I recommend you to go through the exercise of building Wine yourself. You don't need the complicated method of making WOW64 version, since TW3 is 64-bit to begin with. Just build regular Wine on 64-bit OS.

To do that, I recommend you installing another OS in VM (for example I installed Debian testing in VM guest, on my Debian testing host). It separates your primary OS from one you want to run builds in. And you can easily clone, back up, and if needed wipe out and restore that VM if things go wrong in it.

Actual build process after you set up the build VM is simple. See here: https://wiki.winehq.org/Building_Wine#Plain_Vanilla_Compiling

If you don't want to set up VMs, you can just use your main OS itself. Just don't do make install as is, that would push it to some system locations.

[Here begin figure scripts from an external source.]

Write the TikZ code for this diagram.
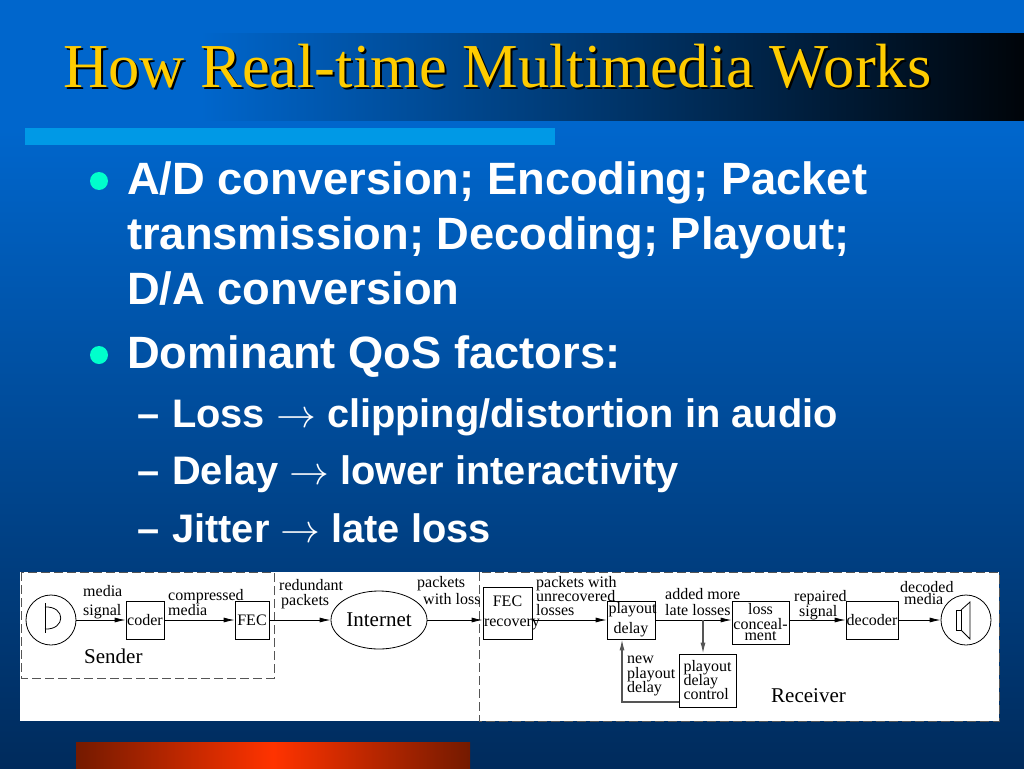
\documentclass[tikz,border=0pt]{standalone}
\usepackage{fix-cm}
\usepackage{amsmath,amssymb}
\usepackage{fontspec}
\setmainfont{Liberation Serif}
\newfontfamily\slidesans{Liberation Sans}
\usepackage{tikz}
\usetikzlibrary{positioning}
\usetikzlibrary{arrows.meta}
\usetikzlibrary{shapes}
\usetikzlibrary{calc}
\definecolor{skytop}{HTML}{0066CC}
\definecolor{skybot}{HTML}{002B5C}
\definecolor{barblue}{HTML}{0099E6}
\definecolor{titlegold}{HTML}{FFCC00}
\definecolor{bulletteal}{HTML}{00FFCC}
\definecolor{embers}{HTML}{741A00}
\definecolor{flame}{HTML}{FF3300}
\definecolor{inkgrey}{HTML}{555555}

\begin{document}
\begin{tikzpicture}[x=1pt,y=-1pt]
\tikzset{headline/.style={anchor=base west,inner sep=0pt,font=\fontsize{62.5}{63}\selectfont}}
\tikzset{bigline/.style={anchor=base west,align=left,inner sep=0pt,text=white,font=\slidesans\bfseries\fontsize{45.3}{55}\selectfont}}
\tikzset{subline/.style={anchor=base west,inner sep=0pt,text=white,font=\slidesans\bfseries\fontsize{39.8}{44}\selectfont}}
\tikzset{dot/.style={circle,minimum width=18pt,inner sep=0pt,fill=bulletteal}}
\tikzset{block/.style={rectangle,draw,inner sep=0pt,align=center,line width=0.8pt,font=\fontsize{16}{15}\selectfont}}
\tikzset{lab/.style={anchor=base west,inner sep=0pt,align=left,font=\fontsize{16}{15}\selectfont}}
\tikzset{biglab/.style={anchor=base west,inner sep=0pt,font=\fontsize{21}{21}\selectfont}}
\tikzset{zone/.style={draw=inkgrey,dashed,dash pattern=on 9pt off 4pt,line width=1pt}}
\tikzset{flow/.style={-{Latex[length=11pt,width=5pt]},line width=0.8pt}}
\tikzset{backflow/.style={-{Latex[length=11pt,width=5pt]},line width=1.2pt,draw=inkgrey}}

\useasboundingbox (0,0) rectangle (1024,768);
\fill[skytop] (0,0) rectangle (1024,130);
\shade[top color=skytop,bottom color=skybot] (0,130) rectangle (1024,768);
\shade[left color=skytop,right color=black!90!skybot] (200,34) rectangle (1024,120);
\fill[barblue] (25,128) rectangle (555,145);
\shade[left color=embers,right color=flame] (76,742) rectangle (273,768);
\shade[left color=flame,right color=embers] (273,742) rectangle (470,768);

\node[headline,text=black] (titleshadow) at (65,89) {How Real-time Multimedia Works};
\node[headline,text=titlegold] (title) at (63,87) {How Real-time Multimedia Works};

\node[dot] (bullet1) at (99,181) {};
\node[bigline] (point1) at (127,304) {A/D conversion; Encoding; Packet\\transmission; Decoding; Playout;\\D/A conversion};
\node[dot] (bullet2) at (99,355) {};
\node[bigline] (point2) at (127,368) {Dominant QoS factors:};
\node[subline] (dash1) at (137,427) {–};
\node[subline] (sub1) at (172,427) {Loss $\rightarrow$ clipping/distortion in audio};
\node[subline] (dash2) at (137,484) {–};
\node[subline] (sub2) at (172,484) {Delay $\rightarrow$ lower interactivity};
\node[subline] (dash3) at (137,542) {–};
\node[subline] (sub3) at (172,542) {Jitter $\rightarrow$ late loss};

\fill[white] (20,572) rectangle (999,721);
\draw[zone] (21,572) rectangle (274,678);
\draw[zone] (479,572) rectangle (999,721);

\node[circle,draw,minimum width=50pt,inner sep=0pt,line width=0.8pt] (mic) at (51,620) {};
\draw[line width=0.8pt] (45,603) -- (45,633);
\draw[line width=0.8pt] (45,607) .. controls (66,606) and (66,630) .. (45,629);
\node[block,minimum width=38pt,minimum height=38pt] (coder) at (145,620) {coder};
\node[block,minimum width=34pt,minimum height=38pt] (fec) at (252,620) {FEC};
\node[ellipse,draw,minimum width=96pt,minimum height=58pt,inner sep=0pt,line width=0.8pt,font=\fontsize{21}{21}\selectfont] (internet) at (379,620) {Internet};
\node[block,minimum width=49pt,minimum height=52pt] (recovery) at (507.5,613) {FEC\\[5pt]\makebox[0pt]{\hspace{9pt}recovery}};
\node[block,minimum width=48pt,minimum height=38pt] (playout) at (631,620) {\makebox[0pt]{\hspace{3pt}playout}\\[5pt]delay};
\node[block,minimum width=57pt,minimum height=43pt] (conceal) at (760.5,622.5) {loss\\\makebox[0pt]{conceal-}\\[-4pt]ment};
\node[block,minimum width=52pt,minimum height=38pt] (decoder) at (872,620) {decoder};
\node[circle,draw,minimum width=50pt,inner sep=0pt,line width=0.8pt] (speaker) at (966,620) {};
\draw[line width=0.8pt] (956,610) rectangle (961,630);
\draw[line width=0.8pt] (961,610) -- (970,602) -- (970,639) -- (961,630);
\node[block,minimum width=57pt,minimum height=53pt,align=left] (control) at (707.5,680.5) {playout\\[-1pt]delay\\[-1pt]control};

\coordinate (tap) at (703,620);
\coordinate (turn) at (622,702);
\draw[flow] (mic) -- (coder);
\draw[flow] (coder) -- (fec);
\draw[flow] (fec) -- (internet);
\draw[flow] (internet.east) -- (internet.east -| recovery.west);
\draw[flow] (recovery.east |- playout.west) -- (playout.west);
\draw[flow] (playout.east) -- (playout.east -| conceal.west);
\draw[flow] (conceal.east |- decoder.west) -- (decoder.west);
\draw[flow] (decoder.east) -- (speaker.west);
\draw[backflow] (tap) -- (tap |- control.north);
\draw[backflow] (turn -| control.west) -- (turn) -- (turn |- playout.south);

\node[lab] (lab1) at (83,615) {media\\[4pt]signal};
\node[lab] (lab2) at (168,615) {compressed\\media};
\node[lab] (lab3) at (279,605) {redundant\\\hspace{2pt}packets};
\node[lab] (lab4) at (417,604) {packets\\[2pt]\hspace{6pt}with loss};
\node[lab] (lab5) at (536,615) {packets with\\[-1pt]unrecovered\\[-1pt]losses};
\node[lab] (lab6) at (665,615) {added more\\[1pt]late losses};
\node[lab] (lab7) at (627,692) {new\\playout\\[-1pt]delay};
\node[lab] (lab8) at (794,616) {repaired\\\hspace{5pt}signal};
\node[lab] (lab9) at (900,604) {decoded\\[-3pt]\hspace{4pt}media};
\node[biglab] (sender) at (84,663) {Sender};
\node[biglab] (receiver) at (771,702) {Receiver};
\end{tikzpicture}
\end{document}
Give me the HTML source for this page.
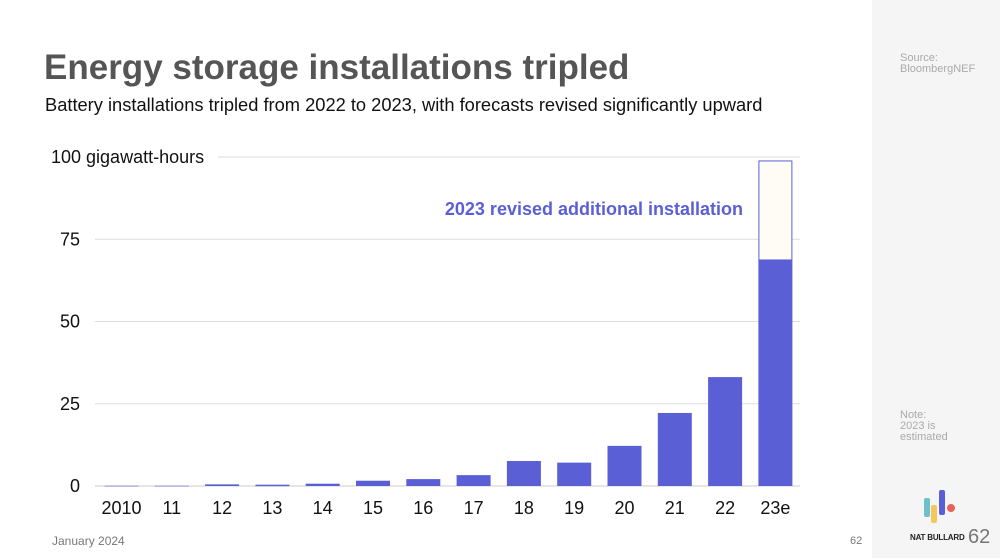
<!DOCTYPE html>
<html><head><meta charset="utf-8"><style>
body{margin:0;width:1000px;height:558px;overflow:hidden;background:#fff;font-family:"Liberation Sans",sans-serif;position:relative}
.side{position:absolute;left:872px;top:0;width:128px;height:558px;background:#f5f5f5}
.t{position:absolute;white-space:nowrap}
</style></head><body>
<div class="side"></div>
<div class="t" style="left:44px;top:48px;font-size:35px;font-weight:bold;color:#555">Energy storage installations tripled</div>
<div class="t" style="left:45px;top:94px;font-size:18.3px;color:#111">Battery installations tripled from 2022 to 2023, with forecasts revised significantly upward</div>
<div class="t" style="left:900px;top:53px;font-size:11px;color:#aaa;line-height:11px">Source:<br>BloombergNEF</div>
<div class="t" style="left:900px;top:410px;font-size:11px;color:#aaa;line-height:11px">Note:<br>2023 is<br>estimated</div>
<div class="t" style="left:52px;top:534px;font-size:12px;color:#777">January 2024</div>
<div class="t" style="left:850px;top:535px;font-size:11px;color:#777">62</div>
<div class="t" style="left:910px;top:533px;font-size:8px;font-weight:bold;color:#222;letter-spacing:-0.2px">NAT BULLARD</div>
<div class="t" style="left:968px;top:526px;font-size:20px;color:#777">62</div>
<svg style="position:absolute;left:920px;top:488px" width="40" height="36">
<rect x="4" y="10" width="6" height="19" rx="2" fill="#6fc1c9"/><rect x="11" y="17" width="6" height="18" rx="2" fill="#f2c75c"/><rect x="19" y="2" width="6" height="25" rx="2" fill="#5a5fd6"/><circle cx="31" cy="20" r="4" fill="#e8615c"/>
</svg>
<svg id="chart" style="position:absolute;left:0;top:0" width="870" height="558"></svg>
<script>
const categories=["2010","11","12","13","14","15","16","17","18","19","20","21","22","23e"];
const installed=[0.2,0.2,0.5,0.4,0.7,1.6,2.1,3.3,7.6,7.1,12.2,22.2,33.1,68.7];
const revisedTotal=[null,null,null,null,null,null,null,null,null,null,null,null,null,98.8];
const yTicks=[0,25,50,75,100];
const yTickLabels=["0","25","50","75","100 gigawatt-hours"];
const NS="http://www.w3.org/2000/svg";
const svg=document.getElementById('chart');
const y=v=>486-v*3.29;
const x=i=>121.5+i*50.3;
function mk(t,a,txt){const e=document.createElementNS(NS,t);for(const k in a)e.setAttribute(k,a[k]);if(txt!=null)e.textContent=txt;svg.appendChild(e);return e;}
yTicks.forEach((v,i)=>{
 const lbl=yTickLabels[i];
 const g=mk('line',{x1:lbl.length>3?218:95,x2:800,y1:y(v),y2:y(v),stroke:v===0?'#ccc':'#ddd','stroke-width':1});
 
 
 const t=mk('text',{x:lbl.length>3?51:80,y:y(v)+6,'font-size':18,fill:'#111','text-anchor':lbl.length>3?'start':'end'},lbl);
 
 
});
categories.forEach((c,i)=>{
 const small=installed[i]<0.3;
 const b=mk('rect',{x:x(i)-17,y:y(installed[i]),width:34,height:Math.max(1.5,installed[i]*3.29),fill:small?'#aeb0e0':'#5a5fd6'});
 
 
 if(revisedTotal[i]!=null){
  const r=mk('rect',{x:x(i)-17+0.5,y:y(revisedTotal[i]),width:33,height:(revisedTotal[i]-installed[i])*3.29,fill:'#fffcf5',stroke:'#5a5fd6','stroke-width':1});
  
  
 }
 const t=mk('text',{x:x(i),y:514,'font-size':18,fill:'#111','text-anchor':'middle'},c);
 
 
});
const ann=mk('text',{x:743,y:215,'font-size':18,'font-weight':'bold',fill:'#5a5fd6','text-anchor':'end'},'2023 revised additional installation');


</script>
</body></html>
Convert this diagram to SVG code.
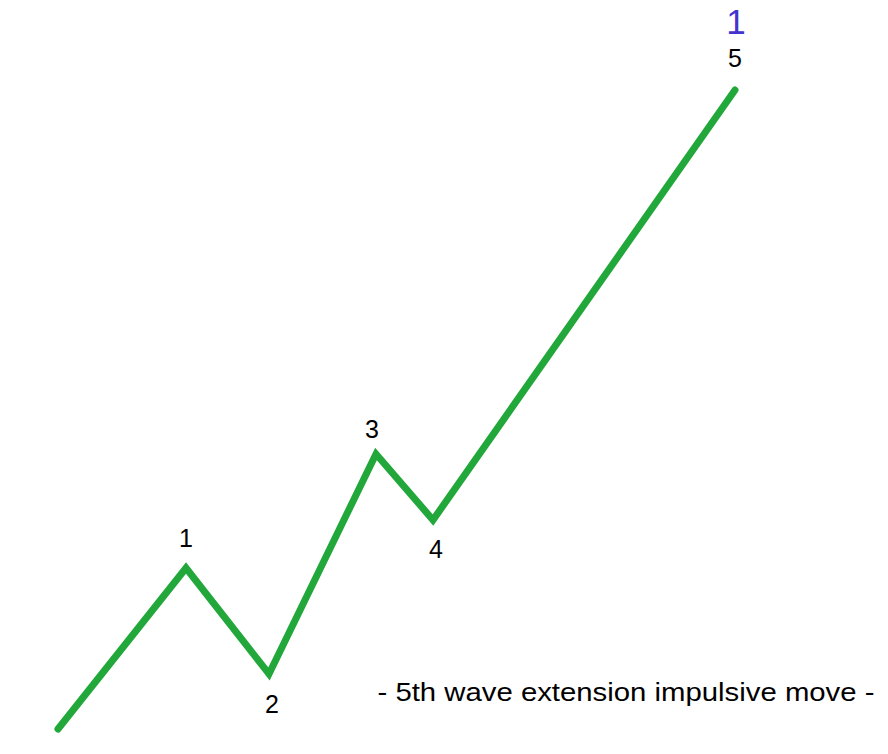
<svg xmlns="http://www.w3.org/2000/svg" width="888" height="754" viewBox="0 0 888 754">
<style>
.lbl{font-family:"Liberation Sans",Arial,sans-serif;font-size:25px;fill:#000;text-anchor:middle}
.wave{fill:none;stroke:#22a83a;stroke-width:7;stroke-linejoin:miter;stroke-linecap:round}
</style>
<rect width="888" height="754" fill="#fff"/>
<g id="connectors">
<polyline class="wave" points="58,729 186,568 269,674 376,454 433,520 735,90"/>
</g>
<g id="p1"><text class="lbl" x="186" y="547">1</text></g>
<g id="p2"><text class="lbl" x="272" y="713">2</text></g>
<g id="p3"><text class="lbl" x="372" y="438">3</text></g>
<g id="p4"><text class="lbl" x="436" y="558">4</text></g>
<g id="p5"><text class="lbl" x="735" y="67">5</text></g>
<g id="degree"><text class="lbl" x="736" y="34" style="font-size:35px;fill:#4433cc">1</text></g>
<g id="caption"><text class="lbl" x="626" y="701" style="font-size:26px" textLength="497" lengthAdjust="spacingAndGlyphs">- 5th wave extension impulsive move -</text></g>
</svg>
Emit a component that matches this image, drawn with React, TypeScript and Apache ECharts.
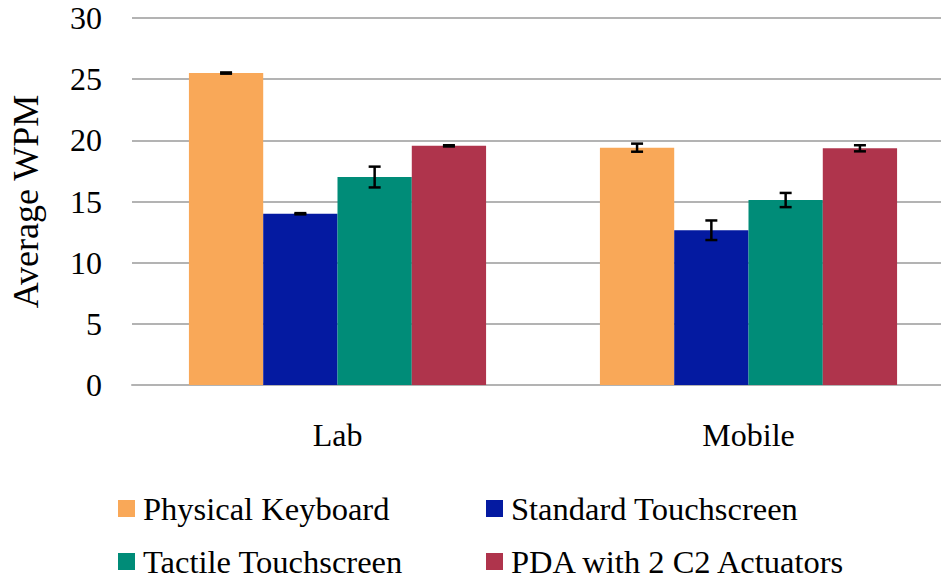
import React, { useEffect, useRef } from "react";
import * as echarts from "echarts";

const categories = ["Lab", "Mobile"];
const seriesNames = [
  "Physical Keyboard",
  "Standard Touchscreen",
  "Tactile Touchscreen",
  "PDA with 2 C2 Actuators",
];
const physicalKeyboard = [25.5, 19.4];
const standardTouchscreen = [14.0, 12.65];
const tactileTouchscreen = [17.0, 15.12];
const pdaActuators = [19.55, 19.35];
const physicalKeyboardErr = [0.05, 0.33];
const standardTouchscreenErr = [0.05, 0.8];
const tactileTouchscreenErr = [0.85, 0.58];
const pdaActuatorsErr = [0.05, 0.25];
const yTicks = [0, 5, 10, 15, 20, 25, 30];

const colors = ["#F9A858", "#041AA1", "#008C78", "#AF344C"];
const FONT = "Liberation Serif";
const CAT_GAP = 0.277;

export default function App() {
  const ref = useRef<HTMLDivElement>(null);
  useEffect(() => {
    if (!ref.current) return;
    const chart = echarts.init(ref.current, undefined, { renderer: "svg" });
    const values = [physicalKeyboard, standardTouchscreen, tactileTouchscreen, pdaActuators];
    const errs = [physicalKeyboardErr, standardTouchscreenErr, tactileTouchscreenErr, pdaActuatorsErr];

    const errData: number[][] = [];
    values.forEach((vals, s) => {
      vals.forEach((v, c) => {
        errData.push([c, v - errs[s][c], v + errs[s][c], s]);
      });
    });

    const legendPos = [
      { left: 118, top: 492 },
      { left: 486, top: 492 },
      { left: 118, top: 545 },
      { left: 486, top: 545 },
    ];

    chart.setOption({
      animation: false,
      color: colors,
      grid: { left: 130, top: 18, width: 824, height: 367 },
      legend: seriesNames.map((n, i) => ({
        data: [n],
        left: legendPos[i].left,
        top: legendPos[i].top,
        icon: "rect",
        itemWidth: 17,
        itemHeight: 17,
        itemGap: 0,
        padding: 0,
        selectedMode: false,
        textStyle: { fontFamily: FONT, fontSize: 32.5, color: "#000", padding: [0, 0, 0, 3] },
      })),
      xAxis: {
        type: "category",
        data: categories,
        axisTick: { show: false },
        axisLine: { lineStyle: { color: "#B3B3B3", width: 2 } },
        axisLabel: { fontFamily: FONT, fontSize: 32, color: "#000", margin: 34 },
      },
      yAxis: {
        type: "value",
        min: 0,
        max: 30,
        interval: 5,
        name: "Average WPM",
        nameLocation: "middle",
        nameGap: 88,
        nameTextStyle: { fontFamily: FONT, fontSize: 36, color: "#000" },
        axisLine: { show: false },
        axisTick: { show: false },
        splitLine: { lineStyle: { color: "#B3B3B3", width: 2 } },
        axisLabel: {
          fontFamily: FONT,
          fontSize: 32,
          color: "#000",
          margin: 30,
          formatter: (v: number) => (yTicks.includes(v) ? String(v) : ""),
        },
      },
      series: [
        ...seriesNames.map((n, i) => ({
          name: n,
          type: "bar",
          data: values[i],
          barGap: "0%",
          barCategoryGap: CAT_GAP * 100 + "%",
          itemStyle: { color: colors[i] },
        })),
        {
          name: "err",
          type: "custom",
          data: errData,
          z: 10,
          renderItem: (params: any, api: any) => {
            const c = api.value(0);
            const s = api.value(3);
            const lo = api.coord([c, api.value(1)]);
            const hi = api.coord([c, api.value(2)]);
            const band = api.size([1, 0])[0];
            const bw = (band * (1 - CAT_GAP)) / 4;
            const x = lo[0] + (s - 1.5) * bw;
            const cap = 6;
            const style = { stroke: "#000", lineWidth: 2.5 };
            return {
              type: "group",
              children: [
                { type: "line", shape: { x1: x, y1: lo[1], x2: x, y2: hi[1] }, style },
                { type: "line", shape: { x1: x - cap, y1: lo[1], x2: x + cap, y2: lo[1] }, style },
                { type: "line", shape: { x1: x - cap, y1: hi[1], x2: x + cap, y2: hi[1] }, style },
              ],
            };
          },
        },
      ],
    });
    return () => chart.dispose();
  }, []);
  return (
    <div style={{ position: "absolute", left: 0, top: 0, width: 941, height: 580, overflow: "hidden" }}>
      <div ref={ref} style={{ width: 970, height: 580 }} />
    </div>
  );
}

Do it like this (from where you built your patched Wine)

mkdir -p $HOME/tmp/wine-custom
DESTDIR=$HOME/tmp/wine-custom make install


Then copy that Wine from there from your VM to target machine, and figure out how to run custom Wine (that would be your second exercise ;).

See https://wiki.winehq.org/FAQ#Can_I_install_more_than_one_Wine_version_on_my_system.3F

Thanks :-) I guess it's not too hard after all. A VM will do better for my case, I'd rather send that in kaboom than the actual OS.
onurB Jun 15, 2017
Has anyone tried the in lutris included witcher3-2.10 wine build?
I don't own the game myself but i just was so impressed by the current status.
There also doesn't seem to be an installer atm with this version on lutris.
Shmerl Jun 15, 2017
Quoting: onurBThere also doesn't seem to be an installer atm with this version on lutris.

GOG installer for the game is pretty straightforward to use.
Shmerl Jun 15, 2017
@malek69: I couldn't add the howto directly (they didn't accept me as maintainer for TW3 for some reason), and current maintainer mixed it up a bit. I posted in the comments there to correct it.

May be I'll apply again and it was some misunderstanding.